> Task to complete
Write the listing below out again exactly, dropping the images.

===== Material provided

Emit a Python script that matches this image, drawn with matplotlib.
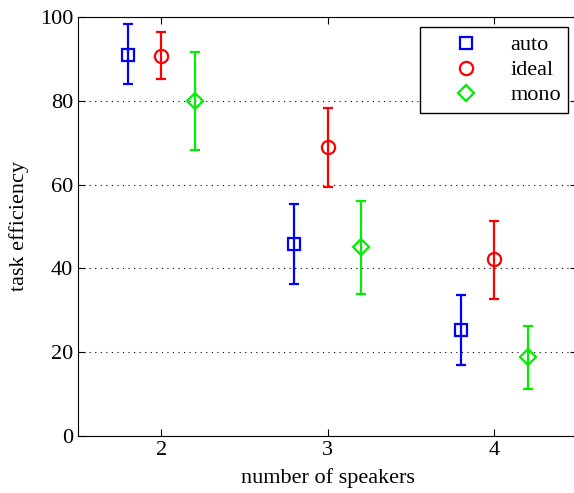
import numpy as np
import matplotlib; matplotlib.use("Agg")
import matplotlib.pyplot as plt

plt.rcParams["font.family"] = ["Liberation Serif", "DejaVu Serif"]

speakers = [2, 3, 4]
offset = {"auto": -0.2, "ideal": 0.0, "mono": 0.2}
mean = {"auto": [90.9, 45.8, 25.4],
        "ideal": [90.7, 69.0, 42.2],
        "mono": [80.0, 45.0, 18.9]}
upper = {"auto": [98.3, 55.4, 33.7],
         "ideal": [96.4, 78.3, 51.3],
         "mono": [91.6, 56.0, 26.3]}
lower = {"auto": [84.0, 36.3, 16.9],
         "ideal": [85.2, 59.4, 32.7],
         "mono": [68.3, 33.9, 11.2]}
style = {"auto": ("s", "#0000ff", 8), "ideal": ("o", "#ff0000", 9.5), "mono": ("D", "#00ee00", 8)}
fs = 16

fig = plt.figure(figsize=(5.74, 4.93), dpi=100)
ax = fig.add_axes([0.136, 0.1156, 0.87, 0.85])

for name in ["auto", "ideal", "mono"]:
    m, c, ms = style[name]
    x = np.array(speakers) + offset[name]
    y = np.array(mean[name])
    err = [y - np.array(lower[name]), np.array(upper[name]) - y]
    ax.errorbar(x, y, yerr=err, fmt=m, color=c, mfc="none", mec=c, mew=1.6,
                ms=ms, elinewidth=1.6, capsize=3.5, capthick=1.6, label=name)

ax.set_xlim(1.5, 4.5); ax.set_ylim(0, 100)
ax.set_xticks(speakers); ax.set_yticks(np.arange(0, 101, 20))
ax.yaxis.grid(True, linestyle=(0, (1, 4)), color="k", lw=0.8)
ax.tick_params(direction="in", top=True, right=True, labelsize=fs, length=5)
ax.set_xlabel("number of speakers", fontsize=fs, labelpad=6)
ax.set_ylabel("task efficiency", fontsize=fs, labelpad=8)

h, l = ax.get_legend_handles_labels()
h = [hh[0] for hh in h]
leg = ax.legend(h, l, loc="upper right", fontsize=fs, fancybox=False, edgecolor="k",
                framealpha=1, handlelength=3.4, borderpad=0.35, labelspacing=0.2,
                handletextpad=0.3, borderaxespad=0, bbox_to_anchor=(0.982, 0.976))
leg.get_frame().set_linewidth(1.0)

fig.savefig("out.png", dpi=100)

==========

> Solution to this task
Emit a Python script that matches this image, drawn with matplotlib.
import numpy as np
import matplotlib; matplotlib.use("Agg")
import matplotlib.pyplot as plt

plt.rcParams["font.family"] = ["Liberation Serif", "DejaVu Serif"]

speakers = [2, 3, 4]
offset = {"auto": -0.2, "ideal": 0.0, "mono": 0.2}
mean = {"auto": [90.9, 45.8, 25.4],
        "ideal": [90.7, 69.0, 42.2],
        "mono": [80.0, 45.0, 18.9]}
upper = {"auto": [98.3, 55.4, 33.7],
         "ideal": [96.4, 78.3, 51.3],
         "mono": [91.6, 56.0, 26.3]}
lower = {"auto": [84.0, 36.3, 16.9],
         "ideal": [85.2, 59.4, 32.7],
         "mono": [68.3, 33.9, 11.2]}
style = {"auto": ("s", "#0000ff", 8), "ideal": ("o", "#ff0000", 9.5), "mono": ("D", "#00ee00", 8)}
fs = 16

fig = plt.figure(figsize=(5.74, 4.93), dpi=100)
ax = fig.add_axes([0.136, 0.1156, 0.87, 0.85])

for name in ["auto", "ideal", "mono"]:
    m, c, ms = style[name]
    x = np.array(speakers) + offset[name]
    y = np.array(mean[name])
    err = [y - np.array(lower[name]), np.array(upper[name]) - y]
    ax.errorbar(x, y, yerr=err, fmt=m, color=c, mfc="none", mec=c, mew=1.6,
                ms=ms, elinewidth=1.6, capsize=3.5, capthick=1.6, label=name)

ax.set_xlim(1.5, 4.5); ax.set_ylim(0, 100)
ax.set_xticks(speakers); ax.set_yticks(np.arange(0, 101, 20))
ax.yaxis.grid(True, linestyle=(0, (1, 4)), color="k", lw=0.8)
ax.tick_params(direction="in", top=True, right=True, labelsize=fs, length=5)
ax.set_xlabel("number of speakers", fontsize=fs, labelpad=6)
ax.set_ylabel("task efficiency", fontsize=fs, labelpad=8)

h, l = ax.get_legend_handles_labels()
h = [hh[0] for hh in h]
leg = ax.legend(h, l, loc="upper right", fontsize=fs, fancybox=False, edgecolor="k",
                framealpha=1, handlelength=3.4, borderpad=0.35, labelspacing=0.2,
                handletextpad=0.3, borderaxespad=0, bbox_to_anchor=(0.982, 0.976))
leg.get_frame().set_linewidth(1.0)

fig.savefig("out.png", dpi=100)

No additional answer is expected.